United Nations High Commissioner for Human Rights Navi Pillay on Friday urged Chinese authorities to promptly address the longstanding grievances that have led to an alarming escalation in desperate forms of protest, including self-immolations, in Tibetan areas.
The UN human rights chief said she was disturbed by “continuing allegations of violence against Tibetans seeking to exercise their fundamental human rights of freedom of expression, association and religion,” and pointed to “reports of detentions and disappearances, of excessive use of force against peaceful demonstrators, and curbs on the cultural rights of Tibetans.”
Cases have included a 17-year-old girl who was reportedly severely beaten and sentenced to three years in prison for distributing flyers calling for Tibet’s freedom and the return of the Dalai Lama. Others have been sentenced to between four and seven years in prison for writing essays, making films or distributing photos of events in Tibet outside China. Serious concerns have been raised about fair trial standards, and the torture and ill-treatment of detainees.
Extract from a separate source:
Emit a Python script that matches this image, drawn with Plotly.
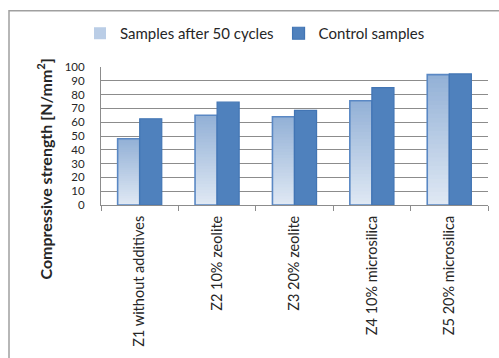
import plotly.graph_objects as go

categories = ["Z1 without additives", "Z2 10% zeolite", "Z3 20% zeolite",
              "Z4 10% microsilica", "Z5 20% microsilica"]
after_50 = [48, 65, 64, 75.5, 94.5]
control = [62.5, 74.5, 68.5, 85, 95]
series_names = ["Samples after 50 cycles", "Control samples"]
y_title = "Compressive strength [N/mm<sup>2</sup>]"

FONT = "Lato"
TXT = "#262626"
GRID = "#8c8c8c"

fig = go.Figure()

# gradient for first series (top darker -> bottom lighter): overlapping bars from 0,
# tallest (darkest) drawn first, shorter lighter ones on top -> no seams
N = 30
top = (146, 176, 214)
bot = (224, 233, 244)
for k in range(N):
    frac = (N - k) / N
    t = (N - k - 0.5) / N
    c = tuple(round(bot[j] + (top[j] - bot[j]) * t) for j in range(3))
    fig.add_trace(go.Bar(
        x=categories,
        y=[v * frac for v in after_50],
        offsetgroup="a",
        marker=dict(color="rgb(%d,%d,%d)" % c, line=dict(width=0)),
        name=series_names[0],
        showlegend=(k == N // 2),
        legendrank=1,
        hoverinfo="skip",
    ))
# outline of first series
fig.add_trace(go.Bar(
    x=categories, y=after_50, offsetgroup="a",
    marker=dict(color="rgba(0,0,0,0)", line=dict(color="#5a88c4", width=1.6)),
    showlegend=False, name=series_names[0],
))
fig.add_trace(go.Bar(
    x=categories, y=control, offsetgroup="c",
    marker=dict(color="#4f81bd", line=dict(color="#4275b4", width=1.2)),
    name=series_names[1], legendrank=2,
))

W, H = 499, 358
L, R, T, B = 101, 11, 67, 151
pw, ph = W - L - R, H - T - B

def px_x(x):
    return (x - L) / pw

def px_y(y):
    return (H - B - y) / ph

fig.update_layout(
    width=W, height=H,
    margin=dict(l=L, r=R, t=T, b=B),
    paper_bgcolor="white", plot_bgcolor="white",
    barmode="group", bargap=0.43, bargroupgap=0,
    font=dict(family=FONT, color=TXT),
    showlegend=True,
    legend=dict(orientation="h", x=px_x(80), xanchor="left",
                y=px_y(33), yanchor="middle",
                font=dict(size=15, family=FONT, color=TXT),
                bgcolor="rgba(0,0,0,0)", itemwidth=30,
                traceorder="normal"),
    xaxis=dict(showline=True, linecolor=GRID, linewidth=1,
               ticks="outside", tickson="boundaries", ticklen=5, tickcolor=GRID,
               tickangle=-90, ticklabelstandoff=4,
               tickfont=dict(size=14.5, family=FONT, color=TXT),
               showgrid=False),
    yaxis=dict(range=[0, 100], dtick=10, showgrid=True, gridcolor=GRID, gridwidth=1,
               showline=True, linecolor=GRID, linewidth=1, ticks="",
               ticklabelstandoff=13,
               tickfont=dict(size=11.5, family=FONT, color=TXT), zeroline=False),
    shapes=[dict(type="rect", xref="paper", yref="paper",
                 x0=px_x(9), x1=px_x(560), y0=px_y(10), y1=px_y(420),
                 line=dict(color="#a0a0a0", width=1.5), fillcolor="rgba(0,0,0,0)",
                 layer="below")],
    annotations=[dict(text="<b>" + y_title + "</b>", xref="paper", yref="paper",
                      x=px_x(45), y=px_y(171), textangle=-90, showarrow=False,
                      xanchor="center", yanchor="middle",
                      font=dict(size=16, family=FONT, color=TXT))],
)

fig.write_html("out.html")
“I have had several exchanges with the Chinese Government on these issues. But more needs to be done to protect human rights and prevent violations,” Pillay said. “I call on the Government to respect the rights to peaceful assembly and expression, and to release all individuals detained for merely exercising these universal rights.”
The High Commissioner also appealed to Tibetans to refrain from resorting to extreme forms of protest, such as self-immolation, and urged community and religious leaders to use their influence to help stop this tragic loss of life.
“I recognise Tibetans’ intense sense of frustration and despair which has led them to resort to such extreme means,” she said, “but there are other ways to make those feelings clear. The Government also needs to recognise this, and permit Tibetans to express their feelings without fear of retribution.”
The High Commissioner urged the Government, as a confidence-building measure, to allow independent and impartial monitors to visit and assess the actual conditions on the ground, and to lift restrictions on media access to the region. She noted that there are 12 outstanding requests for official visits to China by UN Special Rapporteurs on various human rights issues, including one by the Special Rapporteur on freedom of religion and belief. During the Universal Periodic Review of China’s human rights record before the UN Human Rights Council, the State pledged to step up cooperation with Special Procedures. Pillay called on the Government to facilitate their access.
“Social stability in Tibet will never be achieved through heavy security measures and suppression of human rights,” she said. “Deep underlying issues need to be addressed, and I call on the Government to seriously consider the recommendations made to it by various international human rights bodies, as well as to avail itself of the expert advice being offered by the UN’s independent experts on human rights.”
Among the recommendations made by international human rights bodies to the Government of China on Tibet are the following:
– UN Special Rapporteur on the right to food, Olivier De Schutter, recommended a suspension of non-voluntary resettlement of nomadic herders, who make up the majority of the Tibetan population, and called for a meaningful consultation.
– The UN Committee on the Elimination of All Forms of Discrimination (CERD) recommended to China that any policies or incentives offered that may result in a substantial alteration of the demographic composition of autonomous minority areas be reviewed. CERD also recommended that the State party carefully consider the root causes of the unrest in March 2008, including inter-ethnic violence, and the reasons why the situation escalated.
– The UN Committee Against Torture in November 2008 recommended that China conduct a thorough and independent inquiry into events surrounding the protests in March 2008, including the reported excessive use of force against peaceful demonstrators, notably monks, in Kardze county, Ngaba county, and Lhasa; and into allegations of torture and ill-treatment against those arrested and detained.
“My office also stands ready to assist constructively on these issues in the region and promoting best practices from around the world with regard to protection of minorities,” Pillay added.